Stated goal: Images are not part of the copy; transcribe all the data exactly.
--- START ---
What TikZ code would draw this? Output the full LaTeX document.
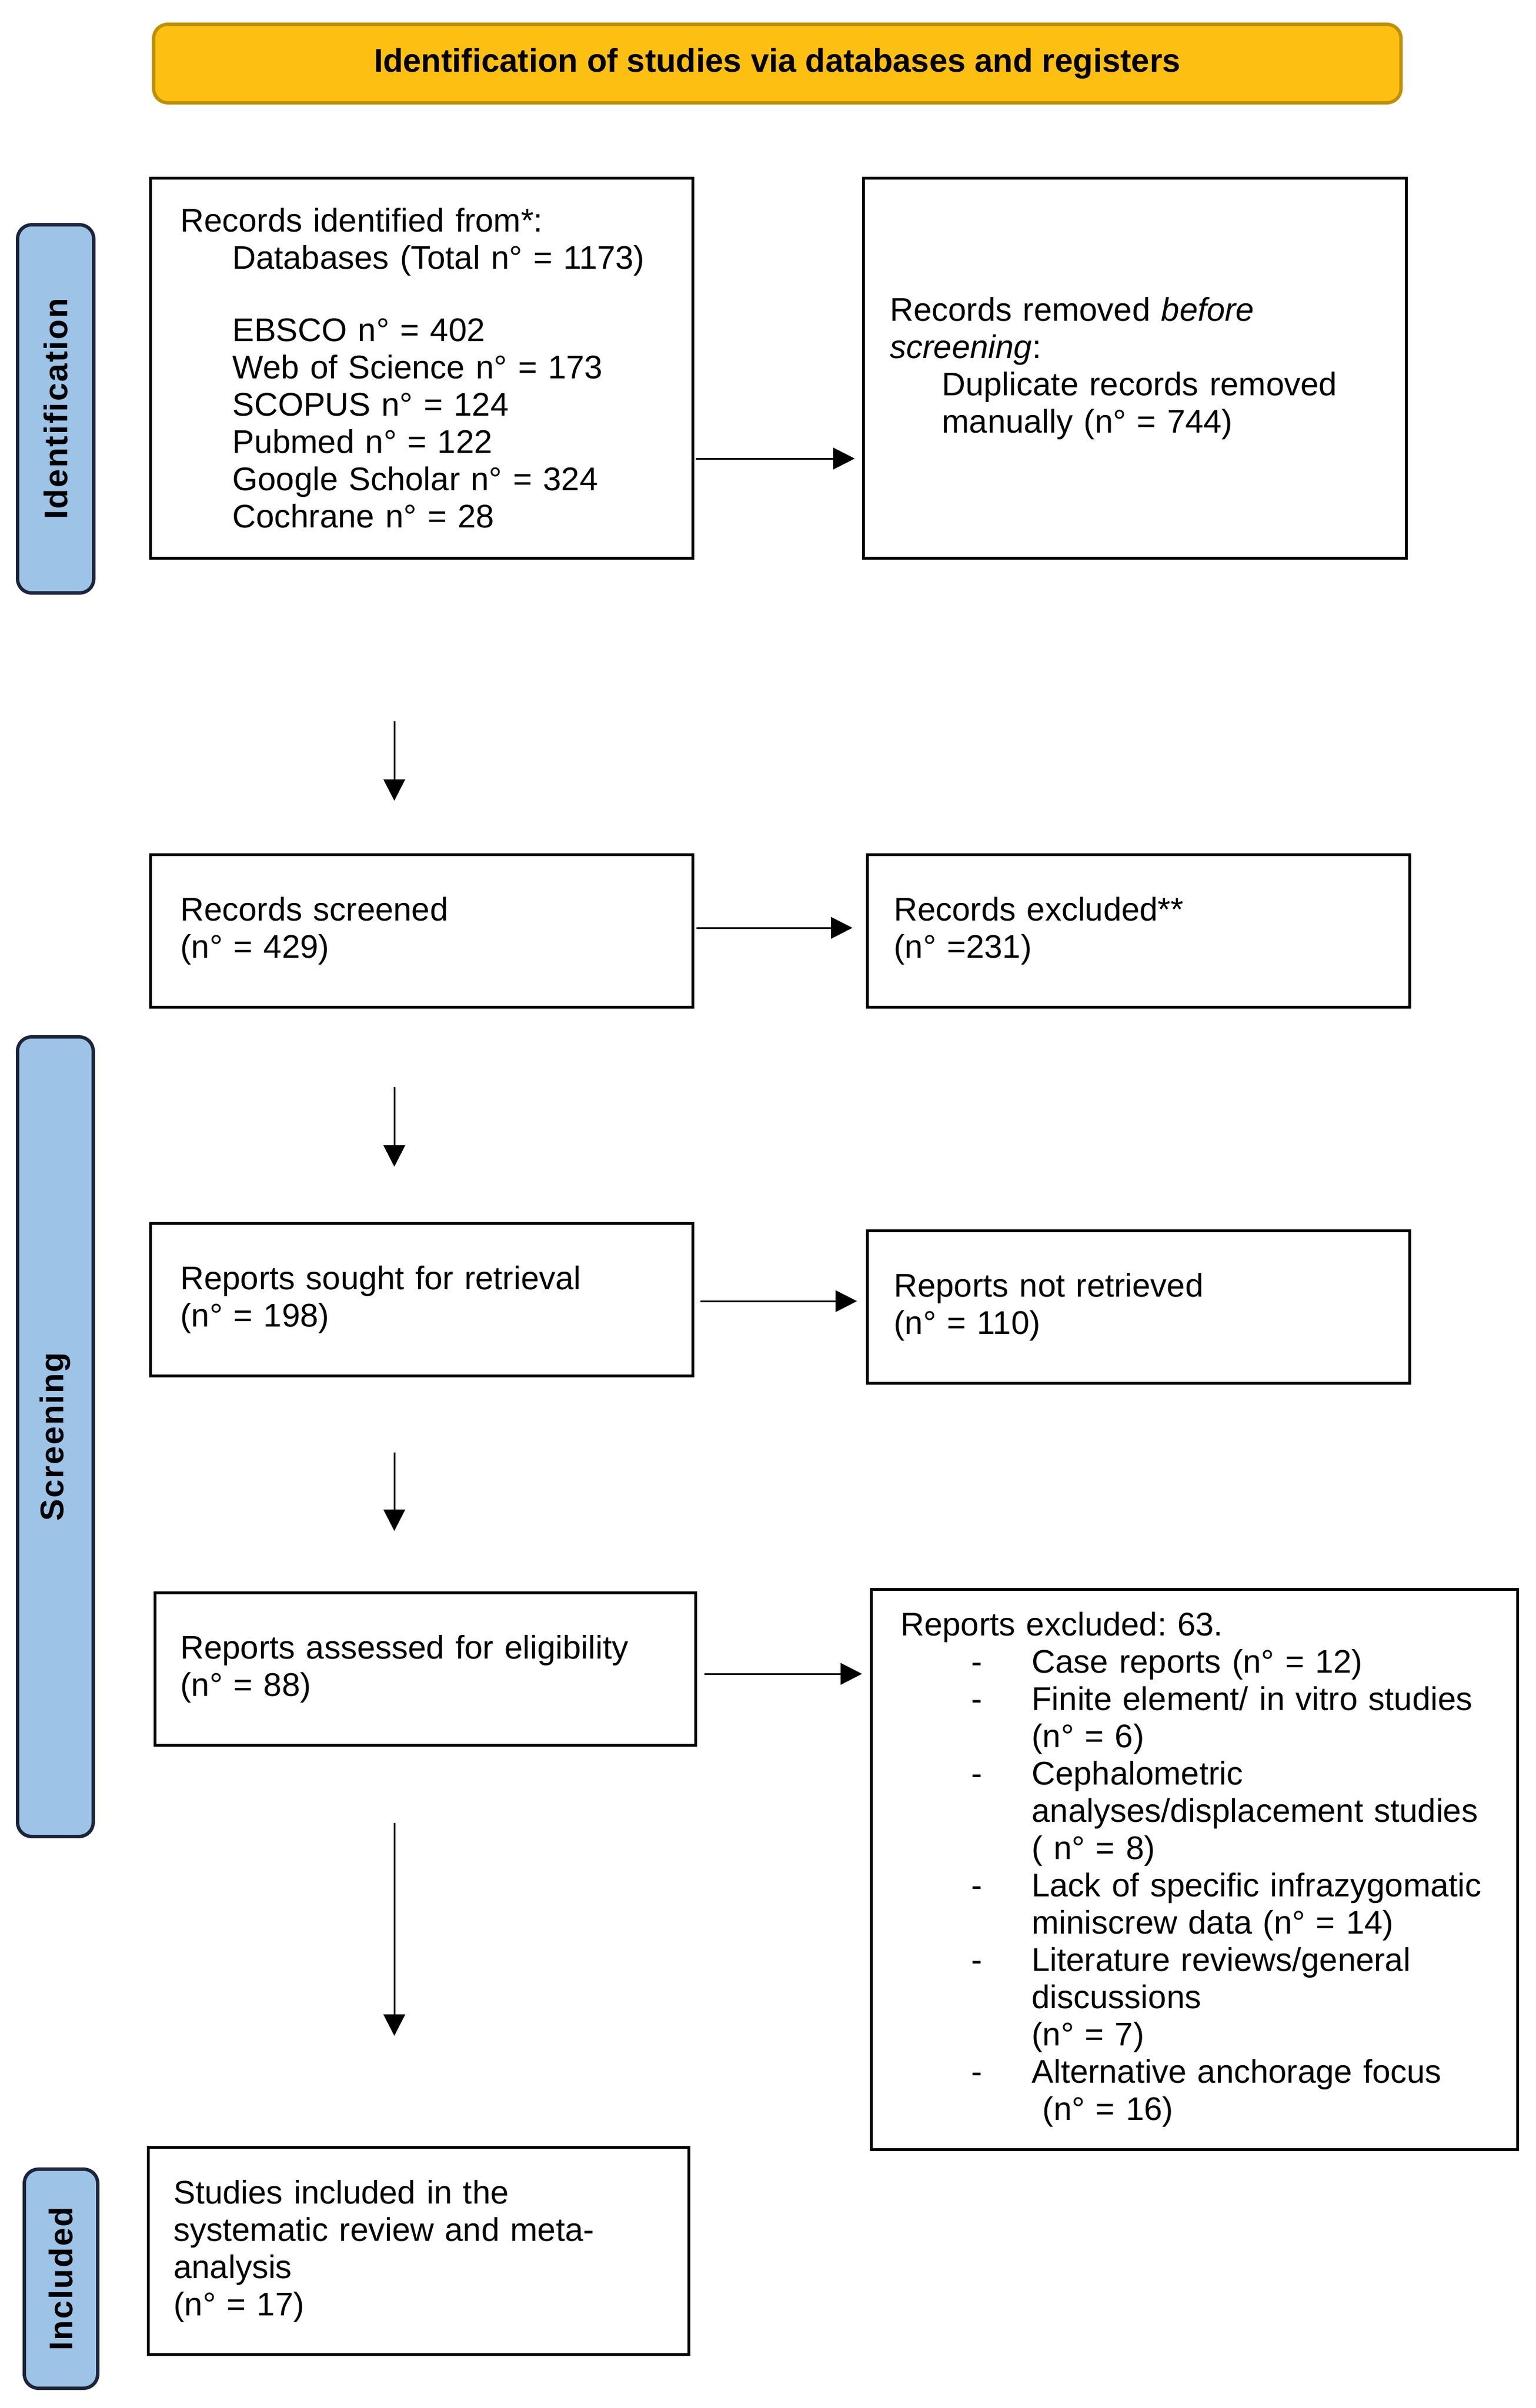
\documentclass[tikz,border=0pt]{standalone}
\usepackage{fontspec}
\setmainfont{Liberation Sans}
\newfontfamily\lblfont[LetterSpace=4]{Liberation Sans}
\usetikzlibrary{arrows.meta}
\definecolor{hdrfill}{HTML}{FDC012}
\definecolor{hdrdraw}{HTML}{BF9000}
\definecolor{lblfill}{HTML}{9DC3E6}
\definecolor{lbldraw}{HTML}{1C2438}
\newcommand\dashitem{\hspace*{125pt}\makebox[107pt][l]{-}}
\newcommand\contline{\hspace*{232pt}}
\newcommand\indline{\hspace*{92pt}}
\frenchspacing
\tikzset{
  flowbox/.style={draw=black, line width=5pt, anchor=north west, align=left,
    inner ysep=0pt, font=\fontsize{58}{66}\selectfont},
  phase/.style={draw=lbldraw, fill=lblfill, line width=6pt, rounded corners=25pt,
    rotate=90, inner sep=0pt, font=\lblfont\bfseries\fontsize{58}{66}\selectfont},
  header/.style={draw=hdrdraw, fill=hdrfill, line width=6pt, rounded corners=25pt,
    inner sep=0pt, font=\bfseries\fontsize{58}{66}\selectfont},
  arr/.style={line width=3pt, -{Triangle[length=38pt,width=38pt]}},
}
\begin{document}
\begin{tikzpicture}[x=1pt,y=-1pt]
\useasboundingbox (0,0) rectangle (2719,4264);

% header
\node[header, minimum width=2208pt, minimum height=139pt] (hdr) at (1376,112.5)
  {Identification of studies via databases and registers};

% phase labels
\node[phase, minimum width=652pt, minimum height=135pt] (lid) at (98.5,724) {Identification};
\node[phase, minimum width=1416pt, minimum height=134pt] (lsc) at (98,2544) {Screening};
\node[phase, minimum width=388pt, minimum height=130pt] (lin) at (108,4035) {Included};

% boxes
\node[flowbox, inner xsep=53pt, text width=854pt, minimum height=673pt] (b1) at (264,313)
  {Records identified from*:\\
   \indline Databases (Total n° = 1173)\\[62pt]
   \indline EBSCO n° = 402\\
   \indline Web of Science n° = 173\\
   \indline SCOPUS n° = 124\\
   \indline Pubmed n° = 122\\
   \indline Google Scholar n° = 324\\
   \indline Cochrane n° = 28};

\node[flowbox, inner xsep=47pt, text width=867pt, minimum height=673pt] (b2) at (1526,313)
  {Records removed \textit{before}\\
   \textit{screening}:\\
   \indline Duplicate records removed\\
   \indline manually (n° = 744)};

\node[flowbox, inner xsep=53pt, text width=854pt, minimum height=270pt] (b3) at (264,1511)
  {Records screened\\(n° = 429)};

\node[flowbox, inner xsep=47pt, text width=866pt, minimum height=270pt] (b4) at (1533,1511)
  {Records excluded**\\(n° =231)};

\node[flowbox, inner xsep=53pt, text width=854pt, minimum height=270pt] (b5) at (264,2164)
  {Reports sought for retrieval\\(n° = 198)};

\node[flowbox, inner xsep=47pt, text width=866pt, minimum height=270pt] (b6) at (1533,2177)
  {Reports not retrieved\\(n° = 110)};

\node[flowbox, inner xsep=45pt, text width=867pt, minimum height=270pt] (b7) at (272,2818)
  {Reports assessed for eligibility\\(n° = 88)};

\node[flowbox, inner xsep=52pt, text width=1040pt, minimum height=992pt] (b8) at (1540,2812)
  {Reports excluded: 63.\\
   \dashitem Case reports (n° = 12)\\
   \dashitem Finite element/ in vitro studies\\
   \contline (n° = 6)\\
   \dashitem Cephalometric\\
   \contline analyses/displacement studies\\
   \contline ( n° = 8)\\
   \dashitem Lack of specific infrazygomatic\\
   \contline miniscrew data (n° = 14)\\
   \dashitem Literature reviews/general\\
   \contline discussions\\
   \contline (n° = 7)\\
   \dashitem Alternative anchorage focus\\
   \contline\ (n° = 16)};

\node[flowbox, inner xsep=45pt, text width=867pt, minimum height=367pt] (b9) at (260,3800)
  {Studies included in the\\
   systematic review and meta-\\
   analysis\\
   (n° = 17)};

% horizontal arrows
\coordinate (h1) at (0,812);
\coordinate (h2) at (0,1643);
\coordinate (h3) at (0,2304);
\coordinate (h4) at (0,2964);
\draw[arr] ([xshift=3pt]b1.east |- h1) -- ([xshift=-13pt]b2.west |- h1);
\draw[arr] ([xshift=4pt]b3.east |- h2) -- ([xshift=-24pt]b4.west |- h2);
\draw[arr] ([xshift=11pt]b5.east |- h3) -- ([xshift=-16pt]b6.west |- h3);
\draw[arr] ([xshift=13pt]b7.east |- h4) -- ([xshift=-14pt]b8.west |- h4);

% vertical arrows
\coordinate (d1s) at (698,1277); \coordinate (d1e) at (698,1418);
\coordinate (d2s) at (698,1925); \coordinate (d2e) at (698,2066);
\coordinate (d3s) at (698,2572); \coordinate (d3e) at (698,2711);
\coordinate (d4s) at (698,3228); \coordinate (d4e) at (698,3605);
\draw[arr] (d1s) -- (d1e);
\draw[arr] (d2s) -- (d2e);
\draw[arr] (d3s) -- (d3e);
\draw[arr] (d4s) -- (d4e);
\end{tikzpicture}
\end{document}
--- END ---
Exercise output:
What TikZ code would draw this? Output the full LaTeX document.
\documentclass[tikz,border=0pt]{standalone}
\usepackage{fontspec}
\setmainfont{Liberation Sans}
\newfontfamily\lblfont[LetterSpace=4]{Liberation Sans}
\usetikzlibrary{arrows.meta}
\definecolor{hdrfill}{HTML}{FDC012}
\definecolor{hdrdraw}{HTML}{BF9000}
\definecolor{lblfill}{HTML}{9DC3E6}
\definecolor{lbldraw}{HTML}{1C2438}
\newcommand\dashitem{\hspace*{125pt}\makebox[107pt][l]{-}}
\newcommand\contline{\hspace*{232pt}}
\newcommand\indline{\hspace*{92pt}}
\frenchspacing
\tikzset{
  flowbox/.style={draw=black, line width=5pt, anchor=north west, align=left,
    inner ysep=0pt, font=\fontsize{58}{66}\selectfont},
  phase/.style={draw=lbldraw, fill=lblfill, line width=6pt, rounded corners=25pt,
    rotate=90, inner sep=0pt, font=\lblfont\bfseries\fontsize{58}{66}\selectfont},
  header/.style={draw=hdrdraw, fill=hdrfill, line width=6pt, rounded corners=25pt,
    inner sep=0pt, font=\bfseries\fontsize{58}{66}\selectfont},
  arr/.style={line width=3pt, -{Triangle[length=38pt,width=38pt]}},
}
\begin{document}
\begin{tikzpicture}[x=1pt,y=-1pt]
\useasboundingbox (0,0) rectangle (2719,4264);

% header
\node[header, minimum width=2208pt, minimum height=139pt] (hdr) at (1376,112.5)
  {Identification of studies via databases and registers};

% phase labels
\node[phase, minimum width=652pt, minimum height=135pt] (lid) at (98.5,724) {Identification};
\node[phase, minimum width=1416pt, minimum height=134pt] (lsc) at (98,2544) {Screening};
\node[phase, minimum width=388pt, minimum height=130pt] (lin) at (108,4035) {Included};

% boxes
\node[flowbox, inner xsep=53pt, text width=854pt, minimum height=673pt] (b1) at (264,313)
  {Records identified from*:\\
   \indline Databases (Total n° = 1173)\\[62pt]
   \indline EBSCO n° = 402\\
   \indline Web of Science n° = 173\\
   \indline SCOPUS n° = 124\\
   \indline Pubmed n° = 122\\
   \indline Google Scholar n° = 324\\
   \indline Cochrane n° = 28};

\node[flowbox, inner xsep=47pt, text width=867pt, minimum height=673pt] (b2) at (1526,313)
  {Records removed \textit{before}\\
   \textit{screening}:\\
   \indline Duplicate records removed\\
   \indline manually (n° = 744)};

\node[flowbox, inner xsep=53pt, text width=854pt, minimum height=270pt] (b3) at (264,1511)
  {Records screened\\(n° = 429)};

\node[flowbox, inner xsep=47pt, text width=866pt, minimum height=270pt] (b4) at (1533,1511)
  {Records excluded**\\(n° =231)};

\node[flowbox, inner xsep=53pt, text width=854pt, minimum height=270pt] (b5) at (264,2164)
  {Reports sought for retrieval\\(n° = 198)};

\node[flowbox, inner xsep=47pt, text width=866pt, minimum height=270pt] (b6) at (1533,2177)
  {Reports not retrieved\\(n° = 110)};

\node[flowbox, inner xsep=45pt, text width=867pt, minimum height=270pt] (b7) at (272,2818)
  {Reports assessed for eligibility\\(n° = 88)};

\node[flowbox, inner xsep=52pt, text width=1040pt, minimum height=992pt] (b8) at (1540,2812)
  {Reports excluded: 63.\\
   \dashitem Case reports (n° = 12)\\
   \dashitem Finite element/ in vitro studies\\
   \contline (n° = 6)\\
   \dashitem Cephalometric\\
   \contline analyses/displacement studies\\
   \contline ( n° = 8)\\
   \dashitem Lack of specific infrazygomatic\\
   \contline miniscrew data (n° = 14)\\
   \dashitem Literature reviews/general\\
   \contline discussions\\
   \contline (n° = 7)\\
   \dashitem Alternative anchorage focus\\
   \contline\ (n° = 16)};

\node[flowbox, inner xsep=45pt, text width=867pt, minimum height=367pt] (b9) at (260,3800)
  {Studies included in the\\
   systematic review and meta-\\
   analysis\\
   (n° = 17)};

% horizontal arrows
\coordinate (h1) at (0,812);
\coordinate (h2) at (0,1643);
\coordinate (h3) at (0,2304);
\coordinate (h4) at (0,2964);
\draw[arr] ([xshift=3pt]b1.east |- h1) -- ([xshift=-13pt]b2.west |- h1);
\draw[arr] ([xshift=4pt]b3.east |- h2) -- ([xshift=-24pt]b4.west |- h2);
\draw[arr] ([xshift=11pt]b5.east |- h3) -- ([xshift=-16pt]b6.west |- h3);
\draw[arr] ([xshift=13pt]b7.east |- h4) -- ([xshift=-14pt]b8.west |- h4);

% vertical arrows
\coordinate (d1s) at (698,1277); \coordinate (d1e) at (698,1418);
\coordinate (d2s) at (698,1925); \coordinate (d2e) at (698,2066);
\coordinate (d3s) at (698,2572); \coordinate (d3e) at (698,2711);
\coordinate (d4s) at (698,3228); \coordinate (d4e) at (698,3605);
\draw[arr] (d1s) -- (d1e);
\draw[arr] (d2s) -- (d2e);
\draw[arr] (d3s) -- (d3e);
\draw[arr] (d4s) -- (d4e);
\end{tikzpicture}
\end{document}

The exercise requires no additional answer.